[Start EXTRACTED MATERIAL]

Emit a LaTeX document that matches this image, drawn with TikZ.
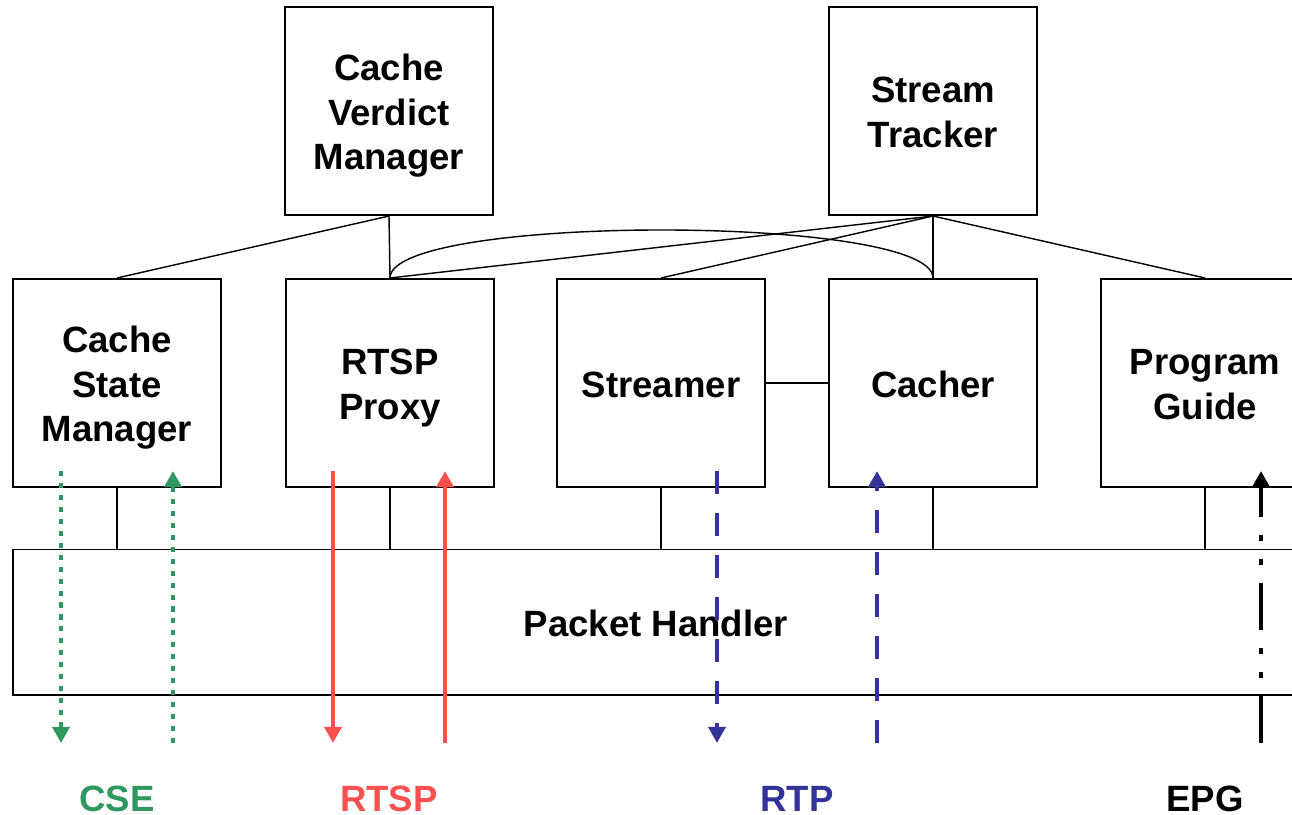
\documentclass[tikz,border=0pt]{standalone}
\usepackage{fontspec}
\setmainfont{Liberation Sans}
\usepackage{tikz}
\usetikzlibrary{arrows.meta}

\newcommand\lnstrut{\rule[-5.9pt]{0pt}{31.8pt}}

\tikzset{
  modbox/.style={draw, line width=1.4pt, minimum width=5.2cm, minimum height=5.2cm,
    align=center, font=\fontsize{26}{31.8}\selectfont\bfseries},
  link/.style={line width=1pt},
  flow/.style={line width=3.5pt, -{Triangle[width=12pt,length=11.5pt]}},
  proto/.style={inner sep=0pt, font=\fontsize{26}{31.8}\selectfont\bfseries}
}

\begin{document}
\begin{tikzpicture}[x=0.025cm, y=-0.025cm]
    % Colores de los protocolos
    \definecolor{csegreen}{RGB}{46,152,94}
    \definecolor{rtspred}{RGB}{255,80,80}
    \definecolor{rtpblue}{RGB}{51,51,153}

    \useasboundingbox (0,0) rectangle (1292,814);
    \clip (0,0) rectangle (1292,814);

    % Modulos de arriba
    \node[modbox] (verdict) at (389,111) {\lnstrut Cache\\Verdict\\Manager\lnstrut};
    \node[modbox] (tracker) at (933,111) {\lnstrut Stream\\Tracker\lnstrut};

    % Modulos del medio
    \node[modbox] (state) at (117,383) {\lnstrut Cache\\State\\Manager\lnstrut};
    \node[modbox] (proxy) at (390,383) {\lnstrut RTSP\\Proxy\lnstrut};
    \node[modbox] (streamer) at (661,383) {\lnstrut Streamer};
    \node[modbox] (cacher) at (933,383) {\lnstrut Cacher};
    \node[modbox] (guide) at (1205,383) {\lnstrut Program\\Guide\lnstrut};

    % Packet Handler
    \node[modbox, minimum width=32.15cm, minimum height=3.625cm] (handler) at (656,622) {\lnstrut Packet Handler};

    % Lineas entre modulos
    \draw[link] (verdict.south) -- (state.north);
    \draw[link] (verdict.south) -- (proxy.north);
    \draw[link] (tracker.south) -- (proxy.north);
    \draw[link] (tracker.south) -- (streamer.north);
    \draw[link] (tracker.south) -- (cacher.north);
    \draw[link] (tracker.south) -- (guide.north);
    \draw[link] (proxy.north) .. controls +(0,-64) and +(0,-64) .. (cacher.north);
    \draw[link] (streamer.east) -- (cacher.west);
    \foreach \m in {state,proxy,streamer,cacher,guide}
      \draw[link] (\m.south) -- (\m.south |- handler.north);

    % Extremos de las flechas
    \coordinate (cseA) at (61,471);   \coordinate (cseB) at (61,743);
    \coordinate (cseC) at (173,743);  \coordinate (cseD) at (173,471);
    \coordinate (rtspA) at (333,471); \coordinate (rtspB) at (333,743);
    \coordinate (rtspC) at (445,743); \coordinate (rtspD) at (445,471);
    \coordinate (rtpA) at (717,471);  \coordinate (rtpB) at (717,743);
    \coordinate (rtpC) at (877,743);  \coordinate (rtpD) at (877,471);
    \coordinate (epgC) at (1261,743); \coordinate (epgD) at (1261,471);

    % CSE
    \draw[flow, csegreen, dash pattern=on 3.6pt off 4.9pt] (cseA) -- (cseB);
    \draw[flow, csegreen, dash pattern=on 3.6pt off 4.9pt] (cseC) -- (cseD);
    \node[proto, text=csegreen] (cse) at (117,799) {CSE};

    % RTSP
    \draw[flow, rtspred] (rtspA) -- (rtspB);
    \draw[flow, rtspred] (rtspC) -- (rtspD);
    \node[proto, text=rtspred] (rtsp) at (389,799) {RTSP};

    % RTP
    \draw[flow, rtpblue, dash pattern=on 16.4pt off 13.5pt] (rtpA) -- (rtpB);
    \draw[flow, rtpblue, dash pattern=on 16.4pt off 13.5pt] (rtpC) -- (rtpD);
    \node[proto, text=rtpblue] (rtp) at (797,799) {RTP};

    % EPG
    \draw[flow, black, dash pattern=on 33.4pt off 12.8pt on 4.3pt off 12.8pt on 4.3pt off 12.8pt] (epgC) -- (epgD);
    \node[proto] (epg) at (1205,799) {EPG};
  \end{tikzpicture}
\end{document}
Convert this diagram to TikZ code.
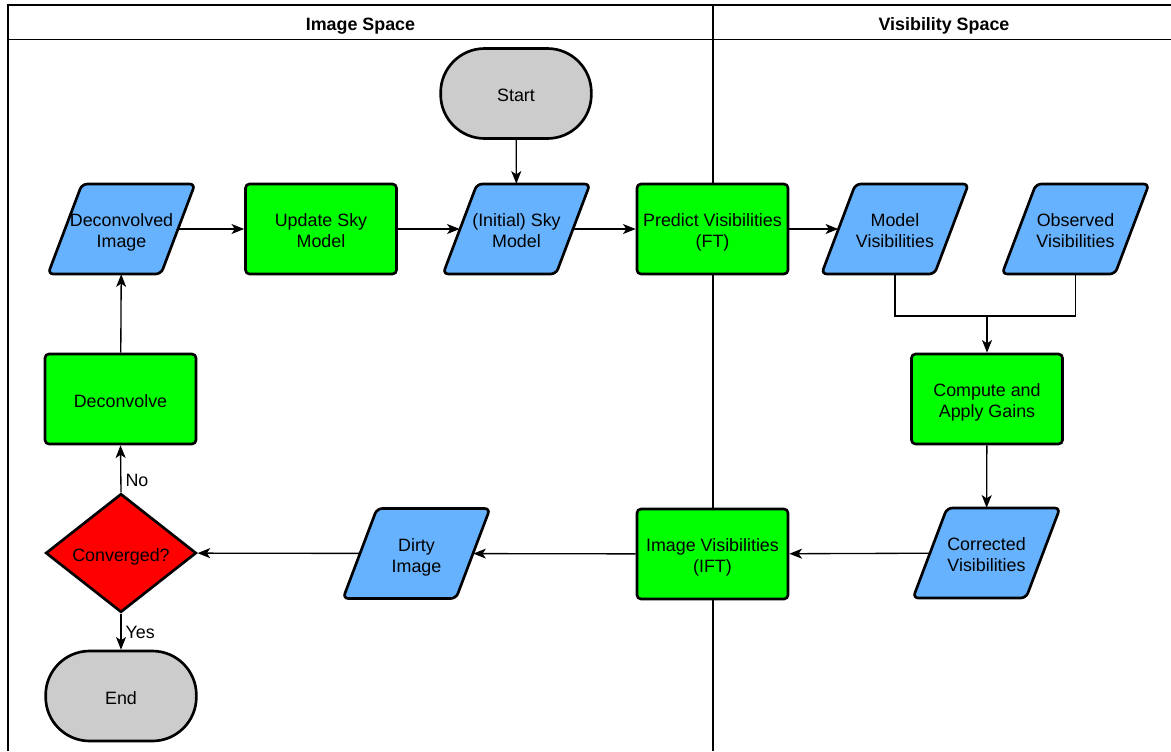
\documentclass[tikz,border=0pt]{standalone}
\usepackage{fontspec}
\setmainfont{Liberation Sans}
\usetikzlibrary{shapes.geometric,arrows.meta}
\definecolor{pblue}{HTML}{66B2FF}
\definecolor{pgreen}{HTML}{00FF00}
\definecolor{pred}{HTML}{FF0000}
\definecolor{pgray}{HTML}{CCCCCC}
\newcommand\mytopstrut{\rule{0pt}{15.5pt}}
\newcommand\mybotstrut{\rule[-2.84pt]{0pt}{2.84pt}}
\tikzset{
  txt/.style={execute at begin node=\mytopstrut, execute at end node=\mybotstrut},
  procbox/.style={txt, rectangle, draw, line width=2pt, rounded corners=3pt, fill=pgreen,
    minimum width=113.25pt, minimum height=67.5pt, align=center, inner sep=0pt},
  iofill/.style={draw, line width=2pt, rounded corners=4pt, fill=pblue},
  iotext/.style={txt, rectangle, minimum width=84.75pt, minimum height=67.5pt,
    align=center, inner sep=0pt},
  termbox/.style={txt, rectangle, rounded corners=33pt, draw, line width=2pt, fill=pgray,
    minimum width=113pt, minimum height=67.5pt, align=center, inner sep=0pt},
  decbox/.style={txt, diamond, aspect=1.27, draw, line width=2pt, fill=pred,
    minimum width=113pt, minimum height=89pt, align=center, inner sep=0pt},
  conn/.style={line width=1pt},
  arr/.style={conn, -{Stealth[length=9.5pt,width=7.5pt,inset=2.5pt]}},
  lane/.style={line width=1.2pt},
  lbl/.style={txt, inner sep=3pt},
  hdr/.style={txt, font=\fontsize{13.4}{15.75}\selectfont\bfseries, inner sep=0pt}
}
% io node: name, centre, text
\newcommand\ionode[3]{%
  \draw[iofill, shift={(#2)}] (-73.5,45) -- (-39.5,-45) -- (73.5,-45) -- (39.5,45) -- cycle;
  \node[iotext] (#1) at (#2) {#3};}
\begin{document}
\begin{tikzpicture}[x=0.75pt,y=-0.75pt, font=\fontsize{13.4}{15.75}\selectfont]
\useasboundingbox[fill=white] (0,0) rectangle (1171,751);
% swimlanes
\draw[lane] (8,751) -- (8,5) -- (1171,5);
\draw[lane] (8,39.5) -- (1171,39.5);
\draw[lane] (713,5) -- (713,751);
\node[hdr] (h1) at (360.5,22.25) {Image Space};
\node[hdr] (h2) at (944,22.25) {Visibility Space};
% nodes
\node[termbox] (start) at (516,93.5) {Start};
\ionode{dimg}{121.5,229}{\mytopstrut Deconvolved\\Image}
\node[procbox] (upd) at (321,229) {\mytopstrut Update Sky\\Model};
\ionode{init}{516.5,229}{\mytopstrut (Initial) Sky\\Model}
\node[procbox] (pred) at (712.5,229) {\mytopstrut Predict Visibilities\\(FT)};
\ionode{mvis}{895,229}{\mytopstrut Model\\Visibilities}
\ionode{ovis}{1075.5,229}{\mytopstrut Observed\\Visibilities}
\node[procbox] (cmp) at (987,399) {\mytopstrut Compute and\\Apply Gains};
\node[procbox] (decv) at (120.5,399) {Deconvolve};
\node[decbox] (conv) at (121,553) {Converged?};
\ionode{dirty}{416.5,553.5}{\mytopstrut Dirty\\Image}
\node[procbox] (ift) at (712.5,554) {\mytopstrut Image Visibilities\\(IFT)};
\ionode{corr}{986.5,553}{\mytopstrut Corrected\\Visibilities}
\node[termbox] (endn) at (121,696) {End};
\coordinate (j) at (987,316);
% connectors
\draw[arr] (start) -- (init);
\draw[arr] (dimg) -- (upd);
\draw[arr] (upd) -- (init);
\draw[arr] (init) -- (pred);
\draw[arr] (pred) -- (mvis);
\draw[conn] (mvis.south) |- (j);
\draw[conn] (ovis.south) |- (j);
\draw[arr] (j) -- (cmp.north);
\draw[arr] (cmp) -- (corr);
\draw[arr] (corr) -- (ift);
\draw[arr] (ift) -- (dirty);
\draw[arr] (dirty) -- (conv);
\draw[arr] (conv.north) -- node[lbl, pos=0.3, right] {No} (decv.south);
\draw[arr] (conv.south) -- node[lbl, pos=0.45, right] {Yes} (endn.north);
\draw[arr] (decv) -- (dimg);
\end{tikzpicture}
\end{document}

[End EXTRACTED MATERIAL]

--- EXERCISE ---
Copy out every line of the data that includes the word "this".

--- RESPONSE TO THE EXERCISE ---
Emit a LaTeX document that matches this image, drawn with TikZ.
Convert this diagram to TikZ code.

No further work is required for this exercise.